I have thought of this question due to personal experience. I am short-sighted, and over the last three years my short-sightedness has worsened. Taking a lifeguard certificate again now that I did already three years ago, I noticed while diving that I have almost no vision anymore when trying to find and collect some training rings, that I had no problem to visually identify three years ago. In all cases, I am not wearing any goggles while diving.


So, I came to think whether short-sightedness has an effect that adds to the effect of the eyes being covered by water and the cornea having almost no refraction. This process is explained in other questions here, but I claim that my set of closely related questions is different, not only due to the inclusion of short-sightedness.


I then tried out my normal glasses under water and noticed no effect at all, not positive, not negative. I am now confused as to why the glasses have no effect, but the short-sightedness that they should correct does have a worsening effect. In this, I am assuming, without being able to justify it, that the glasses should have the same effect under water as above water, because, as the water touches them from both sides, the light should have a different path inside the length (less bending at entry and exit), but that the light rays exiting the glasses under water should be parallel to the light rays that would exit it in air. But what is instead the mechanism at work here that renders air-glasses useless under water?
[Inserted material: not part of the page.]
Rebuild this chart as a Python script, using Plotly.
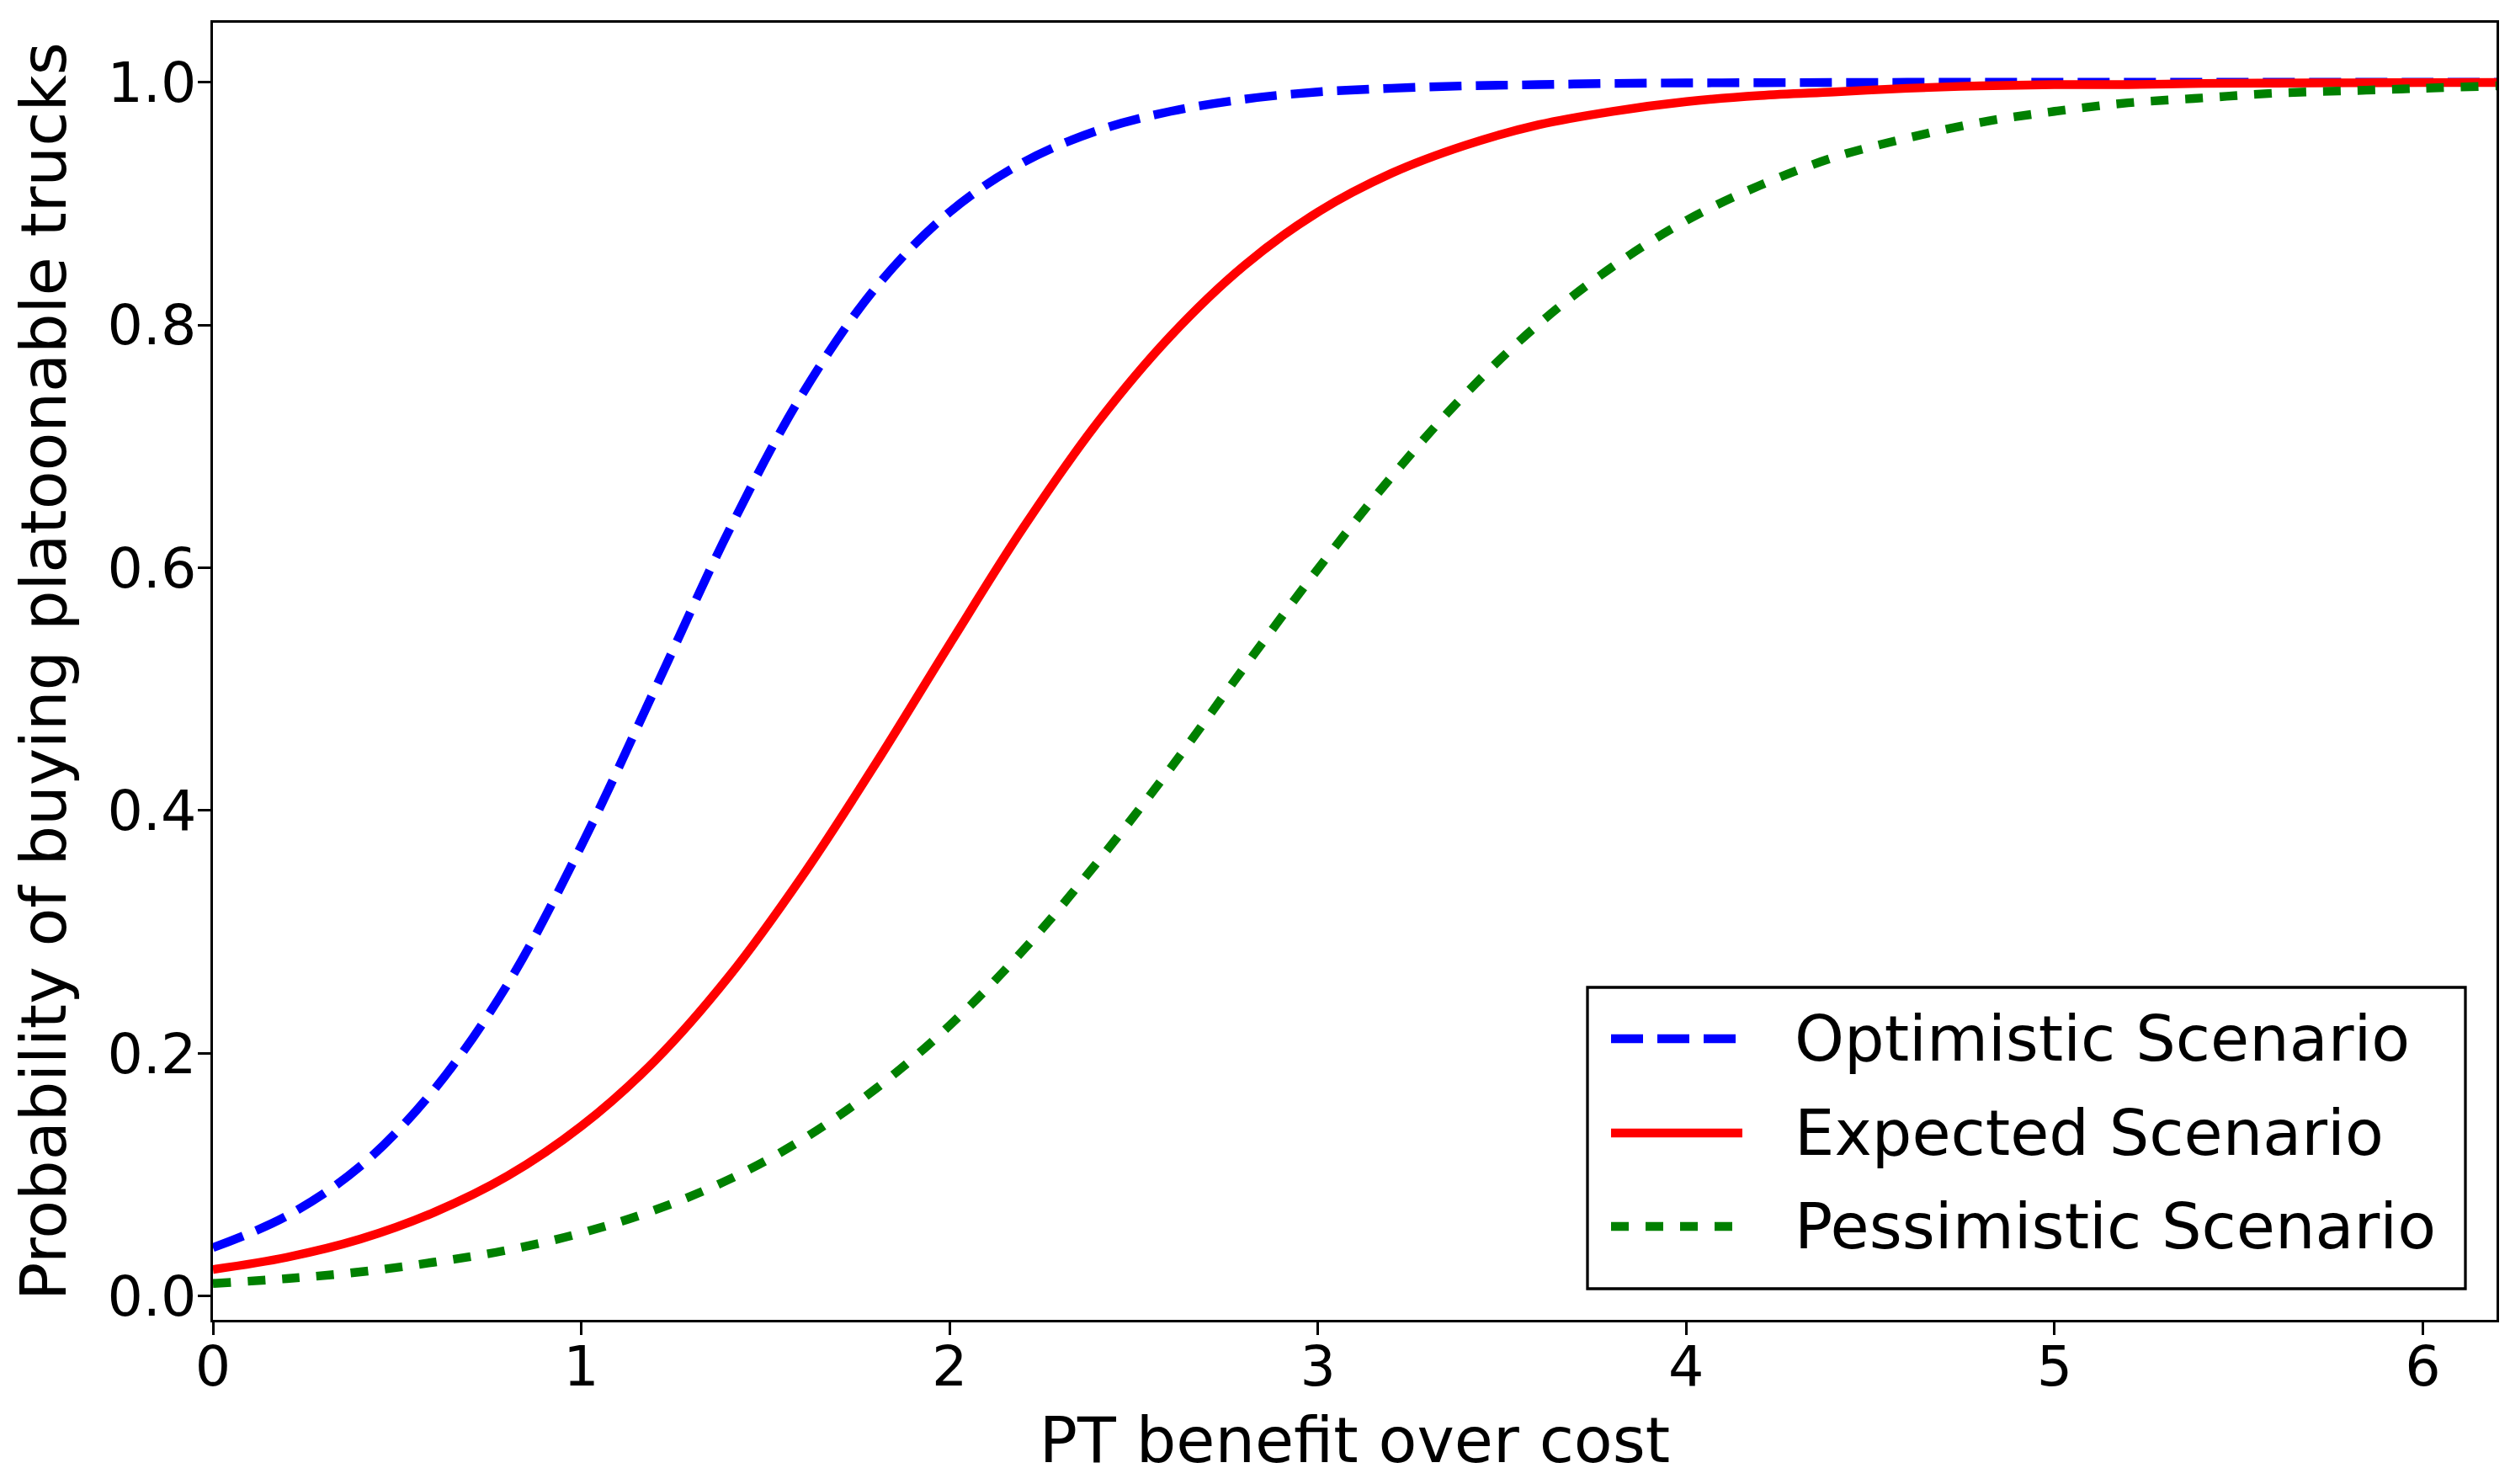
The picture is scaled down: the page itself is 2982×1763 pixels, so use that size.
import plotly.graph_objects as go

# ---- data ----
benefit = [0.0, 0.2, 0.4, 0.6, 0.8, 1.0, 1.2, 1.4, 1.6, 1.8, 2.0, 2.2, 2.4, 2.6, 2.8, 3.0,
           3.2, 3.4, 3.6, 3.8, 4.0, 4.2, 4.4, 4.6, 4.8, 5.0, 5.2, 5.4, 5.6, 5.8, 6.0, 6.2]

optimistic = [0.040, 0.066, 0.107, 0.170, 0.257, 0.371, 0.500, 0.630, 0.743, 0.831, 0.893,
              0.934, 0.960, 0.976, 0.986, 0.992, 0.995, 0.997, 0.998, 0.999, 0.9994, 0.9996,
              0.9998, 0.9999, 0.9999, 1.0, 1.0, 1.0, 1.0, 1.0, 1.0, 1.0]

expected = [0.022, 0.032, 0.047, 0.069, 0.099, 0.140, 0.194, 0.263, 0.346, 0.439, 0.537,
            0.633, 0.719, 0.791, 0.849, 0.893, 0.925, 0.948, 0.965, 0.976, 0.984, 0.989,
            0.992, 0.995, 0.997, 0.998, 0.998, 0.999, 0.9993, 0.9995, 0.9997, 0.9998]

pessimistic = [0.0105, 0.0145, 0.020, 0.028, 0.038, 0.052, 0.071, 0.096, 0.129, 0.171, 0.223,
               0.285, 0.357, 0.435, 0.518, 0.599, 0.675, 0.743, 0.801, 0.848, 0.886, 0.915,
               0.938, 0.954, 0.967, 0.976, 0.983, 0.987, 0.991, 0.993, 0.995, 0.997]

series_names = ["Optimistic Scenario", "Expected Scenario", "Pessimistic Scenario"]
x_ticks = [0, 1, 2, 3, 4, 5, 6]
y_ticks = [0.0, 0.2, 0.4, 0.6, 0.8, 1.0]
x_title = "PT benefit over cost"
y_title = "Probability of buying platoonable trucks"

# ---- styles ----
OFF = 8                      # default page body margin
W, H = 2982 - 2 * OFF, 1763 - 2 * OFF
L, T = 253 - OFF, 27 - OFF
PW, PH = 2966 - 253, 1568 - 27
R, B = W - L - PW, H - T - PH
FONT = "DejaVu Sans"
colors = ["#0000ff", "#ff0000", "#008000"]
dashes = ["38px,17px", "solid", "21px,20px"]
LW = 10.4

fig = go.Figure()
for name, ys, c, d in zip(series_names, [optimistic, expected, pessimistic], colors, dashes):
    fig.add_trace(go.Scatter(
        x=benefit, y=ys, mode="lines", name=name, showlegend=False,
        line=dict(color=c, width=LW, dash=d, shape="spline", smoothing=1.0),
    ))

axis_common = dict(
    showline=True, linecolor="black", linewidth=3.3, mirror=True,
    ticks="outside", ticklen=15, tickwidth=3.3, tickcolor="black",
    showgrid=False, zeroline=False,
    tickfont=dict(family=FONT, size=66.7, color="black"),
)

fig.update_layout(
    width=W, height=H,
    margin=dict(l=L, r=R, t=T, b=B, autoexpand=False),
    paper_bgcolor="white", plot_bgcolor="white",
    font=dict(family=FONT, color="black"),
    xaxis=dict(range=[0, 6.2], tickvals=x_ticks, ticktext=[str(v) for v in x_ticks],
               ticklabelstandoff=-20,
               title=dict(text=x_title, font=dict(family=FONT, size=75, color="black"), standoff=26),
               **axis_common),
    yaxis=dict(range=[-0.0195, 1.049], tickvals=y_ticks, ticktext=[f"{v:.1f}" for v in y_ticks],
               ticklabelstandoff=-12,
               title=dict(text=y_title, font=dict(family=FONT, size=75, color="black"), standoff=28),
               **axis_common),
)

# ---- legend drawn in paper coordinates (page-pixel positions converted) ----
def px(xp):
    return (xp - 253) / PW
def py(yp):
    return (1568 - yp) / PH

fig.add_shape(type="rect", xref="paper", yref="paper",
              x0=px(1886), x1=px(2929), y0=py(1531), y1=py(1173),
              line=dict(color="black", width=3.3), fillcolor="white", layer="above")
legend_rows = [1234, 1346, 1457]
for name, c, d, yrow in zip(series_names, colors, dashes, legend_rows):
    fig.add_shape(type="line", xref="paper", yref="paper",
                  x0=px(1914), x1=px(2070), y0=py(yrow), y1=py(yrow),
                  line=dict(color=c, width=LW, dash=d), layer="above")
    fig.add_annotation(text=name, xref="paper", yref="paper",
                       x=px(2130), y=py(yrow), xanchor="left", yanchor="middle",
                       showarrow=False, font=dict(family=FONT, size=75, color="black"))

fig.write_html("out.html")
Second, I notice that, when wearing swimming goggles, my short-sightedness is alleviated under water. This means that I can see better under water with swimming goggles and without any contact lenses or corrective glasses than I can above water without glasses or lenses. A quick search on the web found other questions of short-sighted people that noticed this effect, but I could not identify how this is working out for normal-sighted or far-sighted people. How does this work?


Then I pondered, as contact lenses are swimming on the eye, but, when underwater, have also contact with water instead of the air they are designed for, do contact lenses have an effect under water (ignoring the risk of them swimming away quickly)?



Finally, what would be the dimensions of a pair of glasses that actually work under water (be it for normal-sighted or short-sighted persons), when we, in turn, ignore their performance in air? How thick and large would they be?